» **EXERCISE**:
Retype nothing except the lines below from the one with "Write a Python" through the one with "fig = plt.figure(figsize=(W", exactly, with images left out.

====== THE INPUT ======

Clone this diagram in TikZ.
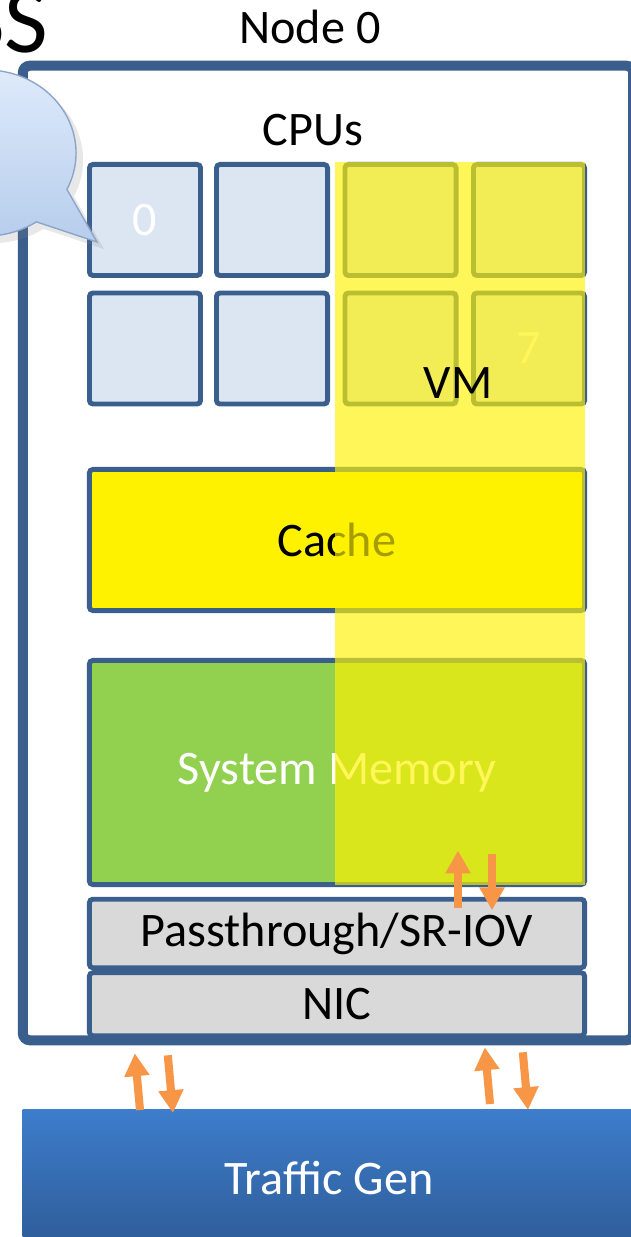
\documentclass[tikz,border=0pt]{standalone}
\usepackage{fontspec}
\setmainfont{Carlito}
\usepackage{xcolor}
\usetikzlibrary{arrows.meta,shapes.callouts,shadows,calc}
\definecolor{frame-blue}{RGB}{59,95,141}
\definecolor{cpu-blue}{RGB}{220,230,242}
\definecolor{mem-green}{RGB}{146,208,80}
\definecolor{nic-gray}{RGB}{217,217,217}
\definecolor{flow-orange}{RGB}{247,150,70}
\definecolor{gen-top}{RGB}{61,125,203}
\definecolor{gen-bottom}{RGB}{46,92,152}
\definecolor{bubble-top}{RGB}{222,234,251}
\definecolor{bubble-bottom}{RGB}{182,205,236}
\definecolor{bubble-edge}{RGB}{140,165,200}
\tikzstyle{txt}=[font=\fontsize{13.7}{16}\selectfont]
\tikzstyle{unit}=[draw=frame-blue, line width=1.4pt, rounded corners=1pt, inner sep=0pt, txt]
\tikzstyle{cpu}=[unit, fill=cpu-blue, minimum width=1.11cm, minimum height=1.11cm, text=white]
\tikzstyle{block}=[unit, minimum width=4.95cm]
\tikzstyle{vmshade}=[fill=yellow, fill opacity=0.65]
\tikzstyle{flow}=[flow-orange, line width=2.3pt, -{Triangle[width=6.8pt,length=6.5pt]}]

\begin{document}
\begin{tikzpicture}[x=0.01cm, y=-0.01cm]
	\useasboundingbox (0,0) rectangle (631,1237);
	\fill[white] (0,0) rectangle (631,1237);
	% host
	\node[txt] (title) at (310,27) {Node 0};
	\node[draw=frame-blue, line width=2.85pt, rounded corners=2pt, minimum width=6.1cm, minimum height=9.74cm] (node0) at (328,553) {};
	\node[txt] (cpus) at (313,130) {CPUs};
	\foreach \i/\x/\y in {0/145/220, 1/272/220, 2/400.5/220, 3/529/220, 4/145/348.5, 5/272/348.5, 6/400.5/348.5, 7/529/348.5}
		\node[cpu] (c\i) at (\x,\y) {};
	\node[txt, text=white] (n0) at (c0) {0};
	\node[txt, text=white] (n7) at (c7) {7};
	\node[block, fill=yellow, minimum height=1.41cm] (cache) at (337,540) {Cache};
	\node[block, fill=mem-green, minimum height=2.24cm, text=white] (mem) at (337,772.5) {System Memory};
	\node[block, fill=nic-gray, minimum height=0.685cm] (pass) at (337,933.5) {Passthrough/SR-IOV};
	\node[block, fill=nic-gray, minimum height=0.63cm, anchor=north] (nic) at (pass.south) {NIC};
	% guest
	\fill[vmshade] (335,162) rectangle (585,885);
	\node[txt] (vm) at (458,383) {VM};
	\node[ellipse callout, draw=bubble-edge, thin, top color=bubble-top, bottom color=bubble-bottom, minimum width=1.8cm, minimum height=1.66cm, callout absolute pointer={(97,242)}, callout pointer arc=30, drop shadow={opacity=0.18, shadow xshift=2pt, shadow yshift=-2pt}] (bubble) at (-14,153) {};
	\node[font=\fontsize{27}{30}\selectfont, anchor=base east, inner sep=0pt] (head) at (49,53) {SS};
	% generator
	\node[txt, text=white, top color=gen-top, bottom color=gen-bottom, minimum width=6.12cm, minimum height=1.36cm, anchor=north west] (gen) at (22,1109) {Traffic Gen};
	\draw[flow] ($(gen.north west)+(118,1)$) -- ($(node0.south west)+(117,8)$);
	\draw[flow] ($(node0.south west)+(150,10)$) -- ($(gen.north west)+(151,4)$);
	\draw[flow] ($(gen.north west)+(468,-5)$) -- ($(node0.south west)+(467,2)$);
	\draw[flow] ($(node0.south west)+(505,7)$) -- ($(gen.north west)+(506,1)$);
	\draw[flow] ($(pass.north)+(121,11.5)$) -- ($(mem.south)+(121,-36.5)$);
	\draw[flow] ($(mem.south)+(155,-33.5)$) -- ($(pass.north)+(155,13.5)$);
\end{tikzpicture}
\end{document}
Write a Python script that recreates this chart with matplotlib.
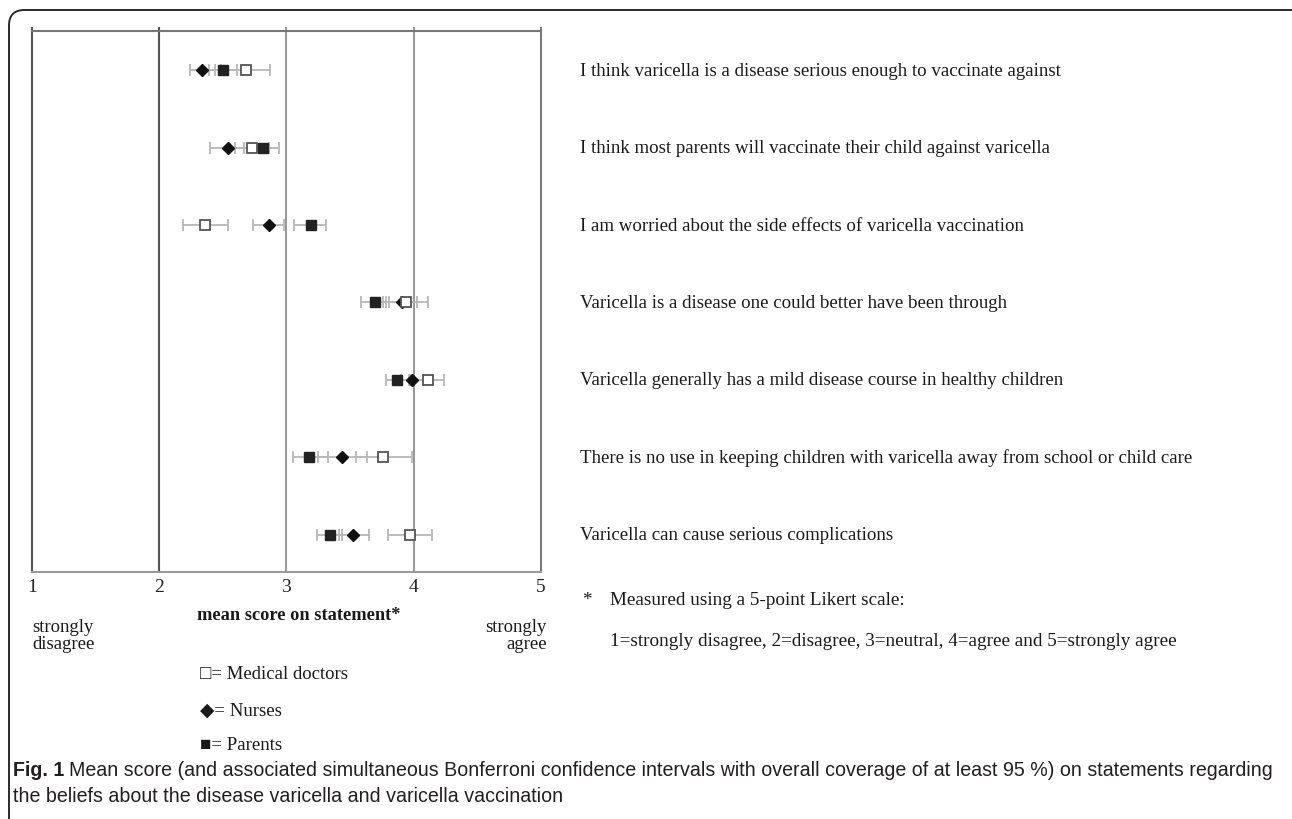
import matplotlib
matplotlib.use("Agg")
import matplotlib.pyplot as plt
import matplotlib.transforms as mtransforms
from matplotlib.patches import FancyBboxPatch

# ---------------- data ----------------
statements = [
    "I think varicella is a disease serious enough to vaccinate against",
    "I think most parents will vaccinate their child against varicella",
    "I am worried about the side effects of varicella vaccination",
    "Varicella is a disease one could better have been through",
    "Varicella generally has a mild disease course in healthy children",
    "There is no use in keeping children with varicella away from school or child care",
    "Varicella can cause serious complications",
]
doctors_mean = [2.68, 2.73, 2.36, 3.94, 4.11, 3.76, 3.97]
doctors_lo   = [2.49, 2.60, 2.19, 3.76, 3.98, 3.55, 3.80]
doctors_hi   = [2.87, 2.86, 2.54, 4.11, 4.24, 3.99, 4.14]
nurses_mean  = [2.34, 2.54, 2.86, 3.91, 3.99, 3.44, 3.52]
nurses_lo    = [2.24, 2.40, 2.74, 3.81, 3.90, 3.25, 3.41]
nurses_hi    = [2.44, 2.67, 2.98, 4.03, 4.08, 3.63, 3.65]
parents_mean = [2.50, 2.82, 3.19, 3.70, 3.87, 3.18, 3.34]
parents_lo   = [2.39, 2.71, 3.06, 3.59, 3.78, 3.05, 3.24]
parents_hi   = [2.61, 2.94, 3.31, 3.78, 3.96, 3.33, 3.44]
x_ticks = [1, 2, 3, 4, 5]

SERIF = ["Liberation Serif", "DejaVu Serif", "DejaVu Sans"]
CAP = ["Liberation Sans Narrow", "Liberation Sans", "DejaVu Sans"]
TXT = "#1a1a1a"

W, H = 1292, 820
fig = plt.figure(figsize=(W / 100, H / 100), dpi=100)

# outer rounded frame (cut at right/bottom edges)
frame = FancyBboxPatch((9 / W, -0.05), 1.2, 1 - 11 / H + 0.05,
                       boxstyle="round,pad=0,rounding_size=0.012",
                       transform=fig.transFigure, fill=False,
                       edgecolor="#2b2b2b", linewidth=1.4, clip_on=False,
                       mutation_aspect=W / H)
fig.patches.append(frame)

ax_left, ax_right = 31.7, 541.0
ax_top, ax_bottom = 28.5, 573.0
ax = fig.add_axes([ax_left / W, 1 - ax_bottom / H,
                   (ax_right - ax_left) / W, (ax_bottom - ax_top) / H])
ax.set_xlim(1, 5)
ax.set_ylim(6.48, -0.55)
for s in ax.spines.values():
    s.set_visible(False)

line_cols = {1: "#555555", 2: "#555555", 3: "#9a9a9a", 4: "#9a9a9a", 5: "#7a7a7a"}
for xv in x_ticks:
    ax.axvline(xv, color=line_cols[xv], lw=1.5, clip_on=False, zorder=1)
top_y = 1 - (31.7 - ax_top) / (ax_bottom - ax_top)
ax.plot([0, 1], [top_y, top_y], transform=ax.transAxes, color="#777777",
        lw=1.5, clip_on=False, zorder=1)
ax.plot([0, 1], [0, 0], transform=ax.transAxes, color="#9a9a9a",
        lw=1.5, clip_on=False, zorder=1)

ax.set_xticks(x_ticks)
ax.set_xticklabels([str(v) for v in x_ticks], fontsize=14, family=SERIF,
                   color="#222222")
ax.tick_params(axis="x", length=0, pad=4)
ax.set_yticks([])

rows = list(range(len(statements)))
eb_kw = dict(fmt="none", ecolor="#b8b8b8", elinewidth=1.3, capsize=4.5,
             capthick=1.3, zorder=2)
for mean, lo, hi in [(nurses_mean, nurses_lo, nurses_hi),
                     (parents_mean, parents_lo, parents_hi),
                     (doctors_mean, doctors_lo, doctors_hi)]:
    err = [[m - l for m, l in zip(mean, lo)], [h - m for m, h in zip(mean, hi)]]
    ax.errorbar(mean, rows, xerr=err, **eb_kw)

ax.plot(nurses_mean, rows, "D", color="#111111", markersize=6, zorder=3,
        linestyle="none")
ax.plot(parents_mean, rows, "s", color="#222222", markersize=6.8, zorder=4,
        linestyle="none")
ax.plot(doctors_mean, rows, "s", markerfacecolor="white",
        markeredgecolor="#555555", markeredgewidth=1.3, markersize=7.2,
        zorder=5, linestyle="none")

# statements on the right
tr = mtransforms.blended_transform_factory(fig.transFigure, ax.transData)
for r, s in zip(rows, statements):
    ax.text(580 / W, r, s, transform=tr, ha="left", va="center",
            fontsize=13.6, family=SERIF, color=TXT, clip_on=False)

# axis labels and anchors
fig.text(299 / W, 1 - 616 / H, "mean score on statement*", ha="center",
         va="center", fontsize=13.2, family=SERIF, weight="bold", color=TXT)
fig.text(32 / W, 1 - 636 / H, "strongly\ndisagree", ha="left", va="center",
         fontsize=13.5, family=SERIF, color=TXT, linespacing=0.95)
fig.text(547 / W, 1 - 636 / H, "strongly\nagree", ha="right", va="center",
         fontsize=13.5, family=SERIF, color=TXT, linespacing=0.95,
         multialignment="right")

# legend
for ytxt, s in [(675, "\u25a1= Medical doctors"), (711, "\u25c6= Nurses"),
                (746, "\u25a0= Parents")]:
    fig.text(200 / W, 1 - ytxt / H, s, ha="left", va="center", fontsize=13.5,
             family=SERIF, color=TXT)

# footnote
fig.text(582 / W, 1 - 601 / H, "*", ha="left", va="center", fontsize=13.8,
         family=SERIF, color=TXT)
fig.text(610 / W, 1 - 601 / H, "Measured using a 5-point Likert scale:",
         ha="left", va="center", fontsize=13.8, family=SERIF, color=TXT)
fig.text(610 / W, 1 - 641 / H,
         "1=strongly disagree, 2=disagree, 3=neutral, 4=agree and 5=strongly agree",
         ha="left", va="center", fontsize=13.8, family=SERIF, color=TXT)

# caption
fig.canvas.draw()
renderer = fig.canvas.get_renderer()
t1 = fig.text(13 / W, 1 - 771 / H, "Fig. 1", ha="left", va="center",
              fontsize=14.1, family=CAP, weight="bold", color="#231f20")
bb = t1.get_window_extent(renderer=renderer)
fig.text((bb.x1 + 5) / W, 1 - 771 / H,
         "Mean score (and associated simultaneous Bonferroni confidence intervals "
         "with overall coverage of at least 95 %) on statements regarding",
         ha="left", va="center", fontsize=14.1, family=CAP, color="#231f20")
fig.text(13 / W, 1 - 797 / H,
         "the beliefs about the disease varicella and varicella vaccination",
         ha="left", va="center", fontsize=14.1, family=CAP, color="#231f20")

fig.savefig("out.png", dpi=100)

======

» **REPLY**:
Write a Python script that recreates this chart with matplotlib.
import matplotlib
matplotlib.use("Agg")
import matplotlib.pyplot as plt
import matplotlib.transforms as mtransforms
from matplotlib.patches import FancyBboxPatch

# ---------------- data ----------------
statements = [
    "I think varicella is a disease serious enough to vaccinate against",
    "I think most parents will vaccinate their child against varicella",
    "I am worried about the side effects of varicella vaccination",
    "Varicella is a disease one could better have been through",
    "Varicella generally has a mild disease course in healthy children",
    "There is no use in keeping children with varicella away from school or child care",
    "Varicella can cause serious complications",
]
doctors_mean = [2.68, 2.73, 2.36, 3.94, 4.11, 3.76, 3.97]
doctors_lo   = [2.49, 2.60, 2.19, 3.76, 3.98, 3.55, 3.80]
doctors_hi   = [2.87, 2.86, 2.54, 4.11, 4.24, 3.99, 4.14]
nurses_mean  = [2.34, 2.54, 2.86, 3.91, 3.99, 3.44, 3.52]
nurses_lo    = [2.24, 2.40, 2.74, 3.81, 3.90, 3.25, 3.41]
nurses_hi    = [2.44, 2.67, 2.98, 4.03, 4.08, 3.63, 3.65]
parents_mean = [2.50, 2.82, 3.19, 3.70, 3.87, 3.18, 3.34]
parents_lo   = [2.39, 2.71, 3.06, 3.59, 3.78, 3.05, 3.24]
parents_hi   = [2.61, 2.94, 3.31, 3.78, 3.96, 3.33, 3.44]
x_ticks = [1, 2, 3, 4, 5]

SERIF = ["Liberation Serif", "DejaVu Serif", "DejaVu Sans"]
CAP = ["Liberation Sans Narrow", "Liberation Sans", "DejaVu Sans"]
TXT = "#1a1a1a"

W, H = 1292, 820
fig = plt.figure(figsize=(W / 100, H / 100), dpi=100)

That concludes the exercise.